Il Parmigiano, assieme al Grana, è, infatti, il prodotto agroalimentare più imitato nel mondo – sottolinea Coldiretti – che diventa Parmesan dagli Stati Uniti all’Australia, dal Sudafrica fino alla Russia, Parmesano in Uruguay, Reggianito in Argentina o Parmesao in Brasile o altro anche più fantasioso, come il Grana Pampeana senza dimenticare i formaggi similari che si moltiplicano anche in Europa. Tra i maggiori produttori ci sono senza dubbio gli Stati Uniti dove il mercato delle imitazioni dei formaggi italiani ha avuto una crescita esponenziale negli ultimi 30 anni secondo l’analisi Coldiretti su dati USDA, ed è realizzata per quasi i 2/3 in Wisconsin e California mentre lo Stato di New York si colloca al terzo posto. In termini quantitativi si producono negli Usa 204 milioni di chili di Parmesan, al secondo posto dopo la mozzarella con 1,89 miliardi di chili, e davanti a provolone con 180 milioni di chili, ricotta con 108 milioni di chili e Romano con 26 milioni di chili.  Il risultato è che sul mercato a stelle e strisce appena l’1% in quantità dei formaggi di tipo italiano consumati ha in realtà un legame con la realtà produttiva tricolore mentre il resto è realizzato sul suolo americano. Una situazione che rischia di aggravarsi con il via libera del Wto ai dazi proposti da Trump che rischiano di colpire anche i formaggi Made in Italy. Una mossa – denuncia la Coldiretti – sostenuta soprattutto dalla lobby dell’industria casearia Usa (CCFN) che ha addirittura scritto al Presidente degli Stati Uniti Donald Trump per chiedere di imporre tasse alle importazioni di formaggi europei al fine di favorire l’industria del falso Made in Italy.
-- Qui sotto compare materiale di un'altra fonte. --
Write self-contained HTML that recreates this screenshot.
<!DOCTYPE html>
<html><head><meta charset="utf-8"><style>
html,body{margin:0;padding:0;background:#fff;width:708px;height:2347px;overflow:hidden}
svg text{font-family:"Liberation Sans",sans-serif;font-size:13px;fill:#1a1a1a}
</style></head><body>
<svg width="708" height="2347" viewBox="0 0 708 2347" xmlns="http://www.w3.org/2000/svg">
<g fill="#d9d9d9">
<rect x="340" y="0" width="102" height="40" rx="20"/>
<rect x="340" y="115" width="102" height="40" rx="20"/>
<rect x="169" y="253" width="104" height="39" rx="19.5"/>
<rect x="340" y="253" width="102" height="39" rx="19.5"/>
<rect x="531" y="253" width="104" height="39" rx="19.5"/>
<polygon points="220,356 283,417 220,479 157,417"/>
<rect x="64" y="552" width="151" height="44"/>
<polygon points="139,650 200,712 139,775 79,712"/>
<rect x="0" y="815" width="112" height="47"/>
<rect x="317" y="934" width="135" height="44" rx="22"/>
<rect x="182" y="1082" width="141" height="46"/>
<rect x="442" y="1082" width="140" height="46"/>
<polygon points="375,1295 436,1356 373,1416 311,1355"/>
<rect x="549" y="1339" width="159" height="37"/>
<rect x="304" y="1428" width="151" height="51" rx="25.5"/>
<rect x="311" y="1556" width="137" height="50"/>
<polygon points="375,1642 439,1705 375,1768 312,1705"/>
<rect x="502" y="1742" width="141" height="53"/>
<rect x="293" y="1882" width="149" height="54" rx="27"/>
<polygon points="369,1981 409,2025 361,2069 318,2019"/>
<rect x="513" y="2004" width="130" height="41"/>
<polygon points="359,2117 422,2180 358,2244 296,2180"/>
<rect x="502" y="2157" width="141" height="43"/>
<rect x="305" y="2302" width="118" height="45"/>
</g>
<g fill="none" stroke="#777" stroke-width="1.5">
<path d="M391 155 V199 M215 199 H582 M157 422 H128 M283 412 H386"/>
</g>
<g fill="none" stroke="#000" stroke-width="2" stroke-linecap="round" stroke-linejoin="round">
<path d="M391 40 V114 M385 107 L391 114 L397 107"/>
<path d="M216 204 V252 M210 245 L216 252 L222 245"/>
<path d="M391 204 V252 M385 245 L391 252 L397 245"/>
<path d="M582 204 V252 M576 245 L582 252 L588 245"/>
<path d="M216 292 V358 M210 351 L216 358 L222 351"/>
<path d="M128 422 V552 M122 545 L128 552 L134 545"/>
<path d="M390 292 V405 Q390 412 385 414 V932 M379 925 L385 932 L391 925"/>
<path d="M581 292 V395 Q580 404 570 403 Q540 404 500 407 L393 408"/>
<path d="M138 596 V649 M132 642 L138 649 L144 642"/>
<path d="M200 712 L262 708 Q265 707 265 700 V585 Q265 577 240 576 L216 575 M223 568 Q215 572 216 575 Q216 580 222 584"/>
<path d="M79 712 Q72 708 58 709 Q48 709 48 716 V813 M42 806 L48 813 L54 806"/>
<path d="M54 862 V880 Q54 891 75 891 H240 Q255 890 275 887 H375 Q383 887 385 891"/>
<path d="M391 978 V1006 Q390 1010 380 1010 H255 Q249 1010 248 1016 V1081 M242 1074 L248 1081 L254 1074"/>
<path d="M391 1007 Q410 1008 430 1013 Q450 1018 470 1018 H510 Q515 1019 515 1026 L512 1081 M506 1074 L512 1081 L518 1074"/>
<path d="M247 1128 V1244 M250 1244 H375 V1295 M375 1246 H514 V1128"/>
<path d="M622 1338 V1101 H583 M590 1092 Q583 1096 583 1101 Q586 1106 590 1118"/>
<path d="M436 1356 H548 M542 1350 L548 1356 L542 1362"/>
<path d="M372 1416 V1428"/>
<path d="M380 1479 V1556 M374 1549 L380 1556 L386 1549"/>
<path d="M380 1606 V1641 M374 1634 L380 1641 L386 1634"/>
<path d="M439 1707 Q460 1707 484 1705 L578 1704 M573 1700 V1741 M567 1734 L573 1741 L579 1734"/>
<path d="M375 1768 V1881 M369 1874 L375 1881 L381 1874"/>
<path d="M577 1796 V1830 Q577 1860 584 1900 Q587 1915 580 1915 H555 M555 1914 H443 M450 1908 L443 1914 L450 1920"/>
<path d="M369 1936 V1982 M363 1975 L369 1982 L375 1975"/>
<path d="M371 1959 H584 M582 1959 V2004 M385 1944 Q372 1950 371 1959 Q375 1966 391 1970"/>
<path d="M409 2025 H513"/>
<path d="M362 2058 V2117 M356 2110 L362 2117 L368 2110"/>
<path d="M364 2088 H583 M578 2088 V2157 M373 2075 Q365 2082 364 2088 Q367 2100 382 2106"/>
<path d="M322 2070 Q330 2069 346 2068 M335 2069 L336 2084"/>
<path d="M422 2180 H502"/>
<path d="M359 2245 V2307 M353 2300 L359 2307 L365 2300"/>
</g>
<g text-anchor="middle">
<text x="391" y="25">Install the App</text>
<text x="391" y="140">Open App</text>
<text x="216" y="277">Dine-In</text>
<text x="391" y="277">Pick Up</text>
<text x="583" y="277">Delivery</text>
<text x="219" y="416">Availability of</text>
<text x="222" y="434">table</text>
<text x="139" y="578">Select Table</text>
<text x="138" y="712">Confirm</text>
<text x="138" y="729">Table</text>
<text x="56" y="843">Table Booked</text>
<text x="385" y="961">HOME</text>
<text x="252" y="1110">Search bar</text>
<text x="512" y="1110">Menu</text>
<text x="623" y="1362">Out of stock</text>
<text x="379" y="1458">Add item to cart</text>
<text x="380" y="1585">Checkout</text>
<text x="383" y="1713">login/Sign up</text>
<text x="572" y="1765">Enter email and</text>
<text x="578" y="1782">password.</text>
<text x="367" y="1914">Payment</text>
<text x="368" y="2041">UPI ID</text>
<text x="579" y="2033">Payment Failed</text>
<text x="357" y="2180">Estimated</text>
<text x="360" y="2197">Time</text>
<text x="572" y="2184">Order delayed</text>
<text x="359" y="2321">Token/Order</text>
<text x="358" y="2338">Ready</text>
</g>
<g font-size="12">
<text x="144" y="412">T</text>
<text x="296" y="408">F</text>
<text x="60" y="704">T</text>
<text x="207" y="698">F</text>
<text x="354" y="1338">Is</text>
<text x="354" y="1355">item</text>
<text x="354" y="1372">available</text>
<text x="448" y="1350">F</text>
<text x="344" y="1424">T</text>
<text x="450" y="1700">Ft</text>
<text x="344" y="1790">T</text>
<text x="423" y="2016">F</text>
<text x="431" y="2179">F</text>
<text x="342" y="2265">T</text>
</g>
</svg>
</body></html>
Il parmesan spopola anche in Canada dove – rivela Coldiretti – la produzione è cresciuta del 13% nel primo semestre del 2019 rispetto allo stesso periodo dell’anno precedente. Invece di fermare le imitazioni delle tipicità Made in Italy l’accordo di libero scambio con l’Unione Europea (Ceta) ha dunque avuto l’effetto di aumentarne la produzione con l’effetto che l’export di Parmigiano e Grana in terra canadese è crollato nello stesso periodo del 32% in quantità. Altrettanto fiorente è la produzione di formaggi tarocchi in Sudamerica, che anche qui rischia di essere ulteriormente spinta dall’accordo tra Ue e Paesi del Mercosur, con Parmigiano e Grana che dovranno convivere per sempre con le “brutte copie” sui mercati locali, dal Parmesan al Parmesano, dal Parmesao al Reggianito fino al Grana.

Un precedente pericoloso che – accusa la Coldiretti – è stato riproposto negli altri accordi da quello con il Giappone a quello con il Messico fino al trattato con l’Australia. Ma anche sul mercato europeo proliferano i similgrana di bassa qualità spesso venduti con nomi di fantasia che fanno concorrenza sleale ai prodotti originali e spesso – continua la Coldiretti – ingannano i consumatori sulla reale origine che è prevalentemente di Repubblica Ceca, Ungheria, Polonia, Estonia e Lettonia.

“La pretesa di chiamare con lo stesso nome prodotti profondamente diversi è inaccettabile e rappresenta un inganno per i consumatori ed una concorrenza sleale nei confronti degli imprenditori” sostiene il presidente della Coldiretti Ettore Prandini nel ricordare che “grazie anche a parmesan&co. il valore del falso Made in Italy agroalimentare nel mondo ha raggiunto il valore di oltre 100 miliardi con un aumento record del 70% nel corso dell’ultimo decennio”.